In India, from 1952 and roughly till the late 1980s, the Congress Party was able to win elections after elections because of the assertion of a single bloc: the minority-Muslim voter. Fighting on a socialist plank, Congress always formed a coalition of social forces and got the vote of the vast majority of India's poor. Yet within that coalition, it was the assertion of the minority-Muslim vote in successive constituencies that provided the resources and the atmospherics for the non-Muslim poor to assert as well.

 

A quick look Congress' electoral graph over the years reveals a startling pattern: the party suffered significant defeats whenever, within the pro-Congress coalition, the minority-Muslim vote dipped by as little as 2-3%; thus in the 1967 General elections, the Congress lost more than 100 seats; in the 1977 General elections, when minority-Muslim support dipped by 10%, the Congress party was for a moment wiped off from the Indian electoral scene.

 

By the early 1990s, following a series of anti-minority-Muslim measures, most importantly the decision by a sitting Congress Prime Minister Narsimha Rao (who wanted to attract Hindu votes to the party) to allow the demolition of the Babri Mosque in Ayodhya, a town in the province of Uttar Pradesh (UP), the party lost the minority-Muslim support for the first time over an extended period. Consequently, throughout the 1990s, the Congress was relegated to an unthinkable third position, as the Hindu Nationalist Bhartiya Janata Party (BJP) and a new secular and Left leaning anti-Congress front of regional parties slugged it out in the electoral arena.

 

Thus was born the phenomenon of regional secularism, wherein in UP and Bihar, two of India's most populous states, backward caste, anti-Congress, anti-BJP Hindu leaders stormed to power, mainly on Muslim support. In both UP and Bihar Muslims formed roughly 15% of the total population. But their unprecedented electoral group-base assertion swayed the Independent voter completely in the favor of regional secularists.

 

A similar phenomenon accompanied the rise of Mayawati, the Dalit leader in UP, in the 1990s; Dalits, or the lowest of the low caste, comprise 22% of UP's population; earlier, they used to vote for the Congress; but then, their vote was not part of a singular group assertion.
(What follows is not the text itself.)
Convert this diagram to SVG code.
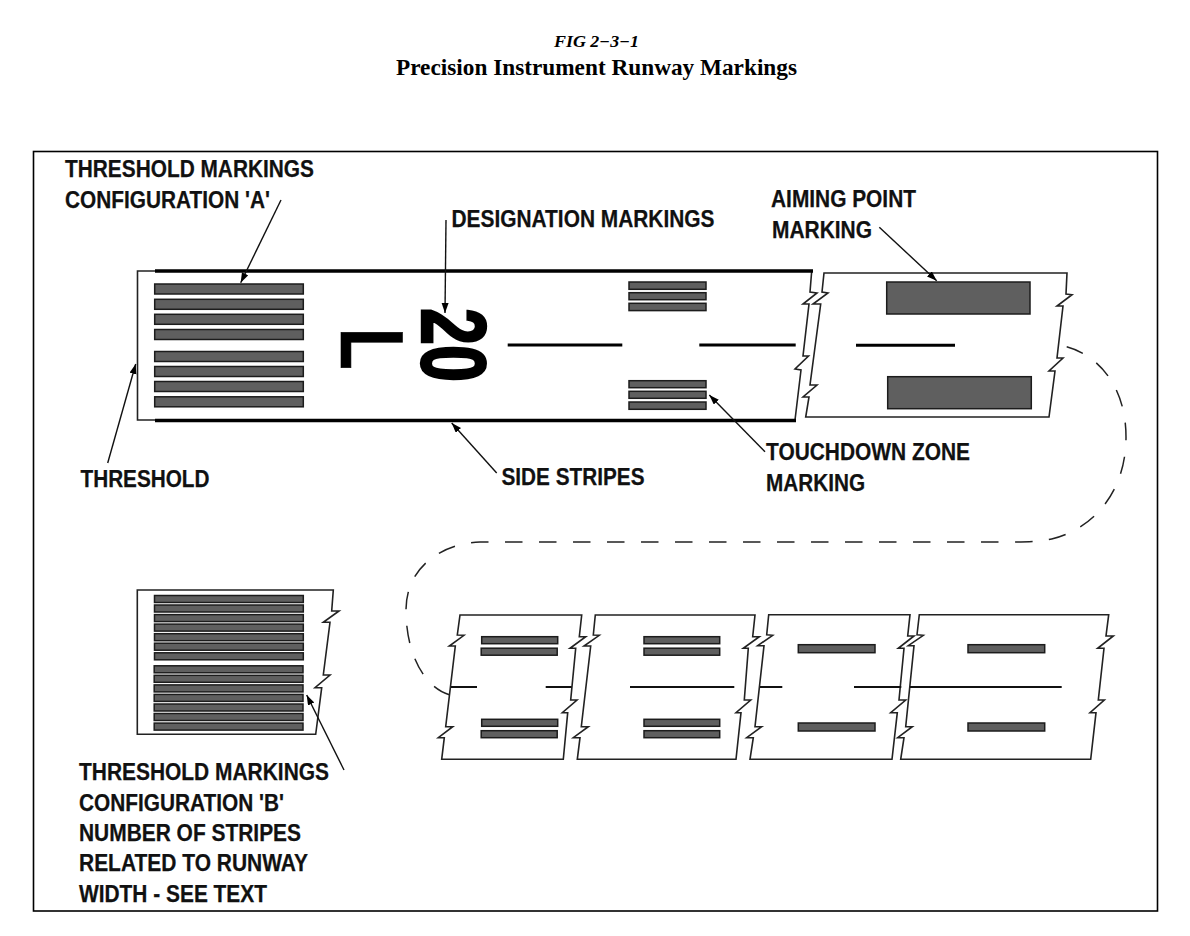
<svg xmlns="http://www.w3.org/2000/svg" width="1190" height="936" viewBox="0 0 1190 936">
<style>
.title{font-family:"Liberation Serif","Times New Roman",serif;font-weight:bold;fill:#000}
.lbl{font-family:"Liberation Sans",Arial,sans-serif;font-weight:bold;font-size:24px;fill:#111;stroke:#111;stroke-width:.25}
.des{font-family:"Liberation Sans",Arial,sans-serif;font-weight:bold;fill:#000;stroke:#000;stroke-width:2.4}
.edge{fill:#fff;stroke:#222;stroke-width:1.6;stroke-linejoin:miter}
.s{fill:#5f5f5f;stroke:#1c1c1c;stroke-width:1.5}
.side{fill:none;stroke:#000;stroke-width:3.4}
.cl{fill:none;stroke:#000;stroke-width:3}
.cl2{fill:none;stroke:#111;stroke-width:2}
.ar{fill:none;stroke:#111;stroke-width:1.4;marker-end:url(#head)}
</style>
<defs>
<marker id="head" markerUnits="userSpaceOnUse" markerWidth="11" markerHeight="8" refX="10" refY="3.5" orient="auto"><path d="M0 0L10 3.5L0 7z" fill="#000"/></marker>
</defs>
<rect width="1190" height="936" fill="#fff"/>
<g id="title">
<text class="title" x="596.5" y="47" text-anchor="middle" font-size="16" font-style="italic" textLength="85" lengthAdjust="spacingAndGlyphs">FIG 2−3−1</text>
<text class="title" x="596.5" y="75" text-anchor="middle" font-size="23" textLength="401" lengthAdjust="spacingAndGlyphs">Precision Instrument Runway Markings</text>
</g>
<rect id="frame" x="33.5" y="151.5" width="1124" height="759.5" fill="none" stroke="#000" stroke-width="1.6"/>

<g id="runway-main">
<path class="edge" d="M155 271H137.500V420H155" style="fill:none"/>
<path class="edge" style="fill:none" d="M811.700 271L810 292L817 293L803 304L809 304L803 356L808.500 356L795 369L801 370L795 420"/>
<path class="side" d="M155 271H813M155 420.500H796"/>
<path class="cl" d="M507.700 345H622.300M699.300 345H795.700"/>
</g>
<g id="threshold-a">
<rect class="s" x="154.700" y="284" width="148.600" height="10"/>
<rect class="s" x="154.700" y="299.300" width="148.600" height="10"/>
<rect class="s" x="154.700" y="314.300" width="148.600" height="10"/>
<rect class="s" x="154.700" y="329.500" width="148.600" height="10"/>
<rect class="s" x="154.700" y="351.500" width="148.600" height="10"/>
<rect class="s" x="154.700" y="366.500" width="148.600" height="10"/>
<rect class="s" x="154.700" y="381.500" width="148.600" height="10"/>
<rect class="s" x="154.700" y="396.800" width="148.600" height="10"/>
</g>
<g id="designation">
<text class="des" transform="translate(422,308) rotate(90) scale(.74,1)" font-size="90" textLength="100" lengthAdjust="spacingAndGlyphs">20</text>
<text class="des" style="stroke-width:.6" transform="translate(341,327.500) rotate(90) scale(.78,1)" font-size="89">L</text>
</g>
<g id="touchdown-main">
<rect class="s" x="629" y="282" width="77" height="7.300"/>
<rect class="s" x="629" y="292.700" width="77" height="7"/>
<rect class="s" x="629" y="303.300" width="77" height="7.300"/>
<rect class="s" x="629" y="380.700" width="77" height="7"/>
<rect class="s" x="629" y="391.300" width="77" height="7"/>
<rect class="s" x="629" y="402" width="77" height="7.300"/>
</g>
<g id="aiming-panel">
<path class="edge" d="M824 273H1067L1066 294L1072 294.700L1057 306L1063 306L1057 358L1063 358L1049 371L1055 371L1049 417H805.700L809 397L803 397L817 385L810 385L820.700 304L813 304L828 293L822 292Z"/>
<rect class="s" x="886.700" y="282" width="143.300" height="32"/>
<rect class="s" x="887.700" y="376.700" width="143.600" height="32"/>
<path class="cl" d="M856 345.300H955"/>
</g>
<g id="threshold-b">
<path class="edge" d="M137.300 590H333.300L331.700 611L339 611L323.300 622.300L330 622.300L323.300 675L330 675L315 687.700L321.700 687.700L315.700 734.300H137.300Z"/>
<rect class="s" x="154.500" y="595.500" width="148.800" height="7"/>
<rect class="s" x="154.500" y="605" width="148.800" height="7"/>
<rect class="s" x="154.500" y="614.600" width="148.800" height="7"/>
<rect class="s" x="154.500" y="624.100" width="148.800" height="7"/>
<rect class="s" x="154.500" y="633.700" width="148.800" height="7"/>
<rect class="s" x="154.500" y="643.200" width="148.800" height="7"/>
<rect class="s" x="154.500" y="652.800" width="148.800" height="7"/>
<rect class="s" x="154.200" y="665.800" width="148.800" height="7"/>
<rect class="s" x="154.200" y="675.300" width="148.800" height="7"/>
<rect class="s" x="154.200" y="684.900" width="148.800" height="7"/>
<rect class="s" x="154.200" y="694.400" width="148.800" height="7"/>
<rect class="s" x="154.200" y="704" width="148.800" height="7"/>
<rect class="s" x="154.200" y="713.500" width="148.800" height="7"/>
<rect class="s" x="154.200" y="723.100" width="148.800" height="7"/>
</g>
<g id="panel-1">
<path class="edge" d="M460 615H581.700L579.300 636.700L585.700 636.700L570 648.300L575.700 648.300L570.700 700L577 700L562.300 712.700L567.700 712.700L563.300 759.300H441.700L444.300 737.700L438.300 737.700L452.700 726.700L445.700 726.700L455.300 646L449.300 646L464 635.300L457.300 635Z"/>
<rect class="s" x="481.700" y="636.700" width="76" height="7"/>
<rect class="s" x="481.200" y="648.200" width="76" height="7"/>
<rect class="s" x="481.700" y="719.300" width="76" height="7"/>
<rect class="s" x="481.200" y="730.700" width="76" height="7"/>
<path class="cl2" d="M451 687H477M545.700 687H571.700"/>
</g>
<g id="panel-2">
<path class="edge" d="M595.300 615H755L752.700 636.700L759.300 636.700L743.300 648.300L748.300 648.300L744.300 700L750.700 700L736 712.700L741 712.700L736 759.300H577.300L580 737.700L573.300 737.700L588.300 726.700L581.300 726.700L590.700 646L584 646L599.300 635.300L593.300 635Z"/>
<rect class="s" x="644" y="636.700" width="75.700" height="7"/>
<rect class="s" x="644" y="648.200" width="75.700" height="7"/>
<rect class="s" x="644" y="719.300" width="75.700" height="7"/>
<rect class="s" x="644" y="730.700" width="75.700" height="7"/>
<path class="cl2" d="M630 687H734.300"/>
</g>
<g id="panel-3">
<path class="edge" d="M768.700 614.700H910L907.700 636L914 636L898.300 648.300L904 648.300L899 700L905.700 700L890.700 712.700L897.300 712.700L892 759.300H750L753.300 737.700L746.700 737.700L761.700 726.700L755 726.700L764 645.700L757.700 645.700L772.700 635.300L766.700 634.700Z"/>
<rect class="s" x="798.300" y="644.700" width="76.700" height="8"/>
<rect class="s" x="798.300" y="723" width="76.700" height="8"/>
<path class="cl2" d="M760 687H782.300M854 687H901.300"/>
</g>
<g id="panel-4">
<path class="edge" d="M919.300 614.700H1108.700L1106 636L1113.300 636L1097.700 648.300L1104 648.300L1098.300 700L1104.300 700L1090 712.700L1096 712.700L1090.700 759.300H900.700L904 737.700L897.700 737.700L912.300 726.700L905.700 726.700L914 645.700L908.300 645.700L923.300 635.300L917 634.700Z"/>
<rect class="s" x="968" y="644.700" width="76.700" height="8"/>
<rect class="s" x="968" y="723" width="76.700" height="8"/>
<path class="cl2" d="M910 687H1061.700"/>
</g>
<g id="connectors">
<path d="M1066.700 346.700C1097 355 1126 385 1126 437C1126 495 1090 530 1051.700 539C1040 541.500 1030 542 1010 542H480C445 543 406 565 406 610C406 655 425 688 450 695" fill="none" stroke="#222" stroke-width="1.500" stroke-dasharray="17.500 16.500"/>
<path class="ar" d="M281 200L240.700 282.700"/>
<path class="ar" d="M107.700 463L135.700 364"/>
<path class="ar" d="M446 220L445 313"/>
<path class="ar" d="M496.700 473L451.700 423"/>
<path class="ar" d="M765 451.700L709.300 395"/>
<path class="ar" d="M879.300 227.300L936.700 280.700"/>
<path class="ar" d="M344 770L306.700 695"/>
</g>
<g id="labels">
<text class="lbl" x="65" y="177" textLength="249" lengthAdjust="spacingAndGlyphs">THRESHOLD MARKINGS</text>
<text class="lbl" x="65" y="207.500" textLength="205" lengthAdjust="spacingAndGlyphs">CONFIGURATION 'A'</text>
<text class="lbl" x="451.500" y="226.700" textLength="263" lengthAdjust="spacingAndGlyphs">DESIGNATION MARKINGS</text>
<text class="lbl" x="771" y="207.300" textLength="145" lengthAdjust="spacingAndGlyphs">AIMING POINT</text>
<text class="lbl" x="772" y="238.300" textLength="100" lengthAdjust="spacingAndGlyphs">MARKING</text>
<text class="lbl" x="80.500" y="487" textLength="129" lengthAdjust="spacingAndGlyphs">THRESHOLD</text>
<text class="lbl" x="501.500" y="485" textLength="143" lengthAdjust="spacingAndGlyphs">SIDE STRIPES</text>
<text class="lbl" x="766" y="460" textLength="204" lengthAdjust="spacingAndGlyphs">TOUCHDOWN ZONE</text>
<text class="lbl" x="766" y="490.700" textLength="99" lengthAdjust="spacingAndGlyphs">MARKING</text>
<text class="lbl" x="79" y="780" textLength="250" lengthAdjust="spacingAndGlyphs">THRESHOLD MARKINGS</text>
<text class="lbl" x="79" y="811" textLength="205" lengthAdjust="spacingAndGlyphs">CONFIGURATION 'B'</text>
<text class="lbl" x="79" y="841" textLength="222" lengthAdjust="spacingAndGlyphs">NUMBER OF STRIPES</text>
<text class="lbl" x="79" y="871" textLength="229" lengthAdjust="spacingAndGlyphs">RELATED TO RUNWAY</text>
<text class="lbl" x="79" y="902" textLength="188" lengthAdjust="spacingAndGlyphs">WIDTH - SEE TEXT</text>
</g>
</svg>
Mayawati was able to triumph because the Dalits decided to jettison the Congress and identify with her totally.

 

In the American elections, the most obvious and simple aspect― the African American black vote in Obama's favor― may well prove to be the most relevant in the final count. True, the black vote has traditionally been with the Democratic Party; and often, black assertion was not enough for a Democratic Party victory. But it has to be seen and analyzed as to how many times black assertion was base assertion― it seems that the three times when black assertion was base assertion, with Roosevelt, Kennedy and Clinton, the Democratic Party made history.

 

In the 2000 and 2004 American elections, Bush was able to defeat the Democrats, because somewhere along black assertion did not approximate in intensity to base assertion. On the other hand, the Christian Right, perhaps for the first time, asserted as a base for Republicans. Interestingly, the white vote, like the Hindu vote in India as such can never form a base assertion vote― it has been seen that in democracies, majority communities are too fragmented along class, regional or ethnic lines, to comprise a base assertion vote. The assertive minority vote has been decisive― and yet, ironically, it has remained so far the least recognized element of pre-election calculations.

 

In America, black assertion in Obama's favor, is leading also to a pro-Democratic swing of Hispanic and white working class voters, much more than this otherwise would have been even in an economic crisis situation. In fact, the economic crisis has led blacks, the worst hit, to assert more as a group― few will recognize this at the end, but on 4th November 2008, America's 12% minority blacks will play the determining role in choosing the next President of their country.